John Key on Brash

I am heartened that my prediction that National will not rule out a deal with ACT led by Don Brash has been shown to be true.

The Prime Minister, now off a plane and back into circulation, has done what ninth floor sources suggested he would, hosing down the stupid Bill English lines that a vote for Brash was a vote for Goff and other messages that makes this blog question how he managed to even win 21% in 2002.

Mr Key would not say whether he would work with Dr Brash: “We’ll cross that bridge when we come to it.” He revealed he was aware of rumours that Dr Brash was planning a comeback when he said last week that National would seek to keep ACT afloat by campaigning only for the party vote in Mr Hide’s Epsom electorate.

I may not agree with John Key’s policy direction, being far to wet for the liking of a fiscally conservative blogger, but like I admired Helen Clark for her determination to win at all costs while fucking up the country and breaking any rule that got in her way, I also admire John Key for being an once in a generation politician.

It is not possible to believe that a man as politically astute as John Key hasn’t worked out what will happen if his poll & focus group driven, fuzzy message National Party comes up against a party that has clear principles and a clear message. Unlike the faceless people in Wellington who do not get out around the country talking to actual people, and especially National Party members, John has had to bear the brunt of criticism over the ETS, being soft on Maoris and massive government spending.

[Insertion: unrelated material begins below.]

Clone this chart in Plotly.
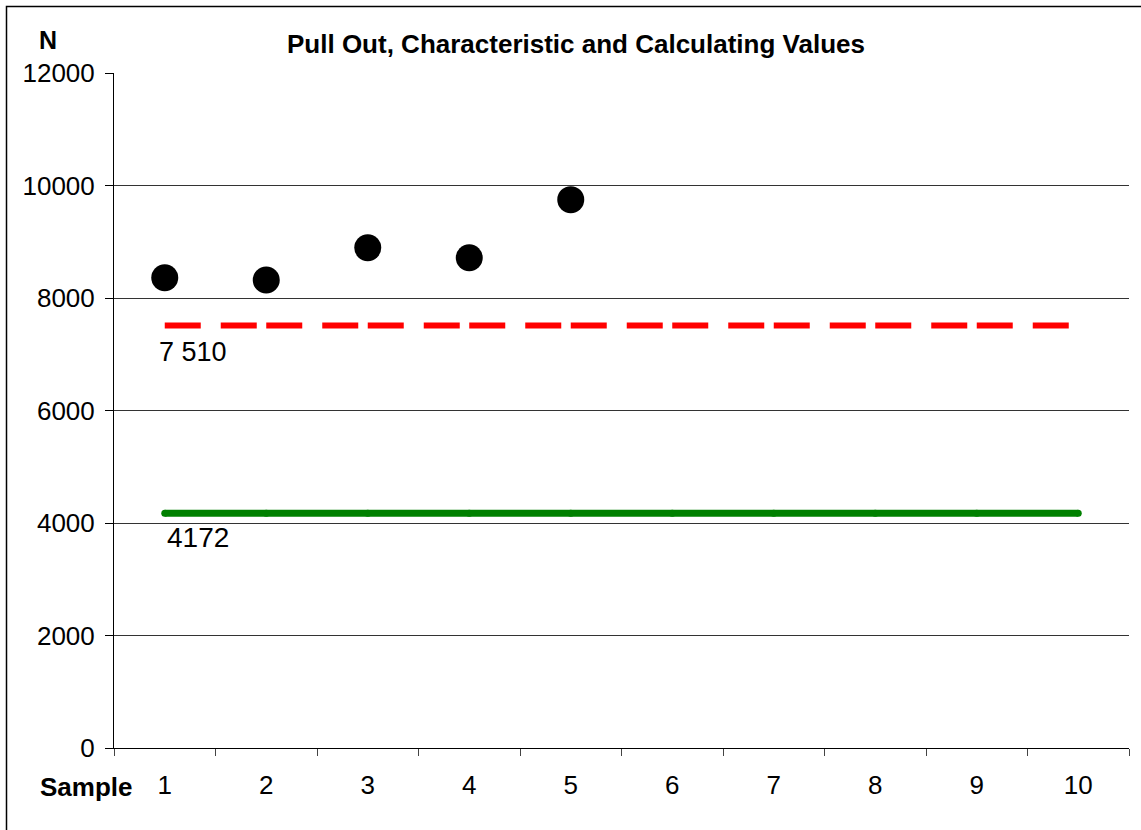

He also knows National donors are refusing to give as freely as they did in the past, and a lot of this money will go direct to Don Brash. A well funded party lead by Don that has clear, simple messages based on good principles will likely take a rump of right wing support from National. This will free up John to move to the centre occupying the ground vacated by Labour, broadening the centre right vote and preserving Johns chances of being a three term Prime Minister.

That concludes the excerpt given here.